-- PROBLEM --
Exactly retype the lines from the top of the data through the line containing "import plotly.graph_objects as go", leaving out every picture.

--------------------------------

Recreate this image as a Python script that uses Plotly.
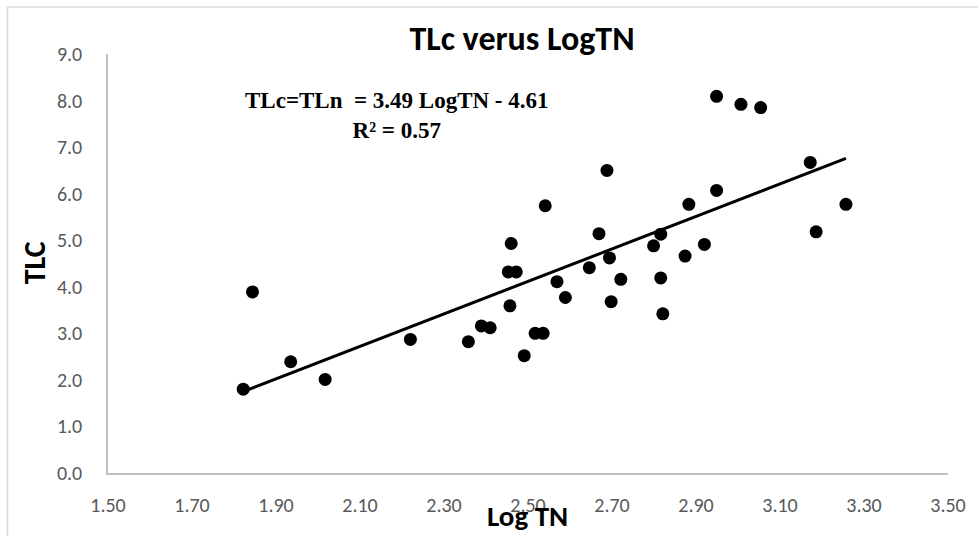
import plotly.graph_objects as go

log_tn = [1.844, 1.822, 1.935, 2.017, 2.220, 2.541, 2.669, 2.460, 2.453, 2.472,
          2.799, 2.694, 2.646, 2.721, 2.569, 2.589, 2.698, 2.457, 2.389, 2.410,
          2.358, 2.517, 2.536, 2.491, 2.949, 3.007, 3.054, 3.172, 3.257, 3.186,
          2.949, 2.883, 2.688, 2.920, 2.874, 2.816, 2.821, 2.816]
tlc = [3.89, 1.80, 2.39, 2.01, 2.87, 5.74, 5.14, 4.93, 4.32, 4.32,
       4.88, 4.62, 4.41, 4.16, 4.11, 3.77, 3.68, 3.59, 3.16, 3.12,
       2.82, 3.00, 3.00, 2.52, 8.09, 7.92, 7.85, 6.67, 5.77, 5.18,
       6.07, 5.77, 6.50, 4.91, 4.66, 4.19, 3.42, 5.13]

trend_slope = 3.49
trend_intercept = -4.61
x_ticks = [1.50, 1.70, 1.90, 2.10, 2.30, 2.50, 2.70, 2.90, 3.10, 3.30, 3.50]
y_ticks = [0, 1, 2, 3, 4, 5, 6, 7, 8, 9]

trend_x = [min(log_tn), max(log_tn)]
trend_y = [trend_slope * v + trend_intercept for v in trend_x]

fig = go.Figure()
fig.add_trace(go.Scatter(x=log_tn, y=tlc, mode="markers",
                         marker=dict(color="black", size=13), showlegend=False))
fig.add_trace(go.Scatter(x=trend_x, y=trend_y, mode="lines",
                         line=dict(color="black", width=3), showlegend=False))

W, H = 978, 536
L, R, T, B = 108, 26, 54, 63
pw, ph = W - L - R, H - T - B

def px2paper_x(px):
    return (px - L) / pw

def py2paper_y(py):
    return (H - B - py) / ph

sans = "Carlito, Lato, sans-serif"
tick_font = dict(family=sans, size=20, color="#595959")
fig.update_layout(
    width=W, height=H,
    margin=dict(l=L, r=R, t=T, b=B),
    plot_bgcolor="white", paper_bgcolor="white",
    title=dict(text="<b>TLc verus LogTN</b>", x=px2paper_x(524), xref="paper",
               xanchor="center", y=1 - 38 / H, yanchor="middle", yref="container",
               font=dict(family=sans, size=34, color="black")),
    xaxis=dict(range=[1.5, 3.5], tickvals=x_ticks,
               ticktext=[f"{v:.2f}" for v in x_ticks], showgrid=False,
               zeroline=False, showline=True, linecolor="#bfbfbf", linewidth=1.5,
               ticks="outside", ticklen=13, tickcolor="rgba(0,0,0,0)", tickfont=tick_font),
    yaxis=dict(range=[0, 9], tickvals=y_ticks,
               ticktext=[f"{v:.1f}" for v in y_ticks], showgrid=False,
               zeroline=False, showline=True, linecolor="#bfbfbf", linewidth=1.5,
               ticks="outside", ticklen=20, tickcolor="rgba(0,0,0,0)", tickfont=tick_font),
    annotations=[
        dict(text="<b>TLc=TLn  = 3.49 LogTN - 4.61<br>R² = 0.57</b>",
             x=px2paper_x(398), y=py2paper_y(115), xref="paper", yref="paper",
             showarrow=False, xanchor="center", yanchor="middle", align="center",
             font=dict(family="Liberation Serif, Times New Roman, serif", size=23, color="black")),
        dict(text="<b>Log TN</b>", x=px2paper_x(529), y=py2paper_y(516),
             xref="paper", yref="paper", showarrow=False,
             xanchor="center", yanchor="middle",
             font=dict(family=sans, size=29, color="black")),
        dict(text="<b>TLC</b>", x=px2paper_x(34), y=py2paper_y(263),
             xref="paper", yref="paper", showarrow=False, textangle=-90,
             xanchor="center", yanchor="middle",
             font=dict(family=sans, size=30, color="black")),
    ],
    shapes=[
        dict(type="line", xref="paper", yref="paper",
             x0=px2paper_x(7), x1=px2paper_x(7), y0=py2paper_y(7), y1=py2paper_y(540),
             line=dict(color="#d9d9d9", width=1.5)),
        dict(type="line", xref="paper", yref="paper",
             x0=px2paper_x(7), x1=px2paper_x(985), y0=py2paper_y(7), y1=py2paper_y(7),
             line=dict(color="#d9d9d9", width=1.5)),
    ],
)

fig.write_html("out.html")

--------------------------------

-- EXPECTED ANSWER --
Recreate this image as a Python script that uses Plotly.
import plotly.graph_objects as go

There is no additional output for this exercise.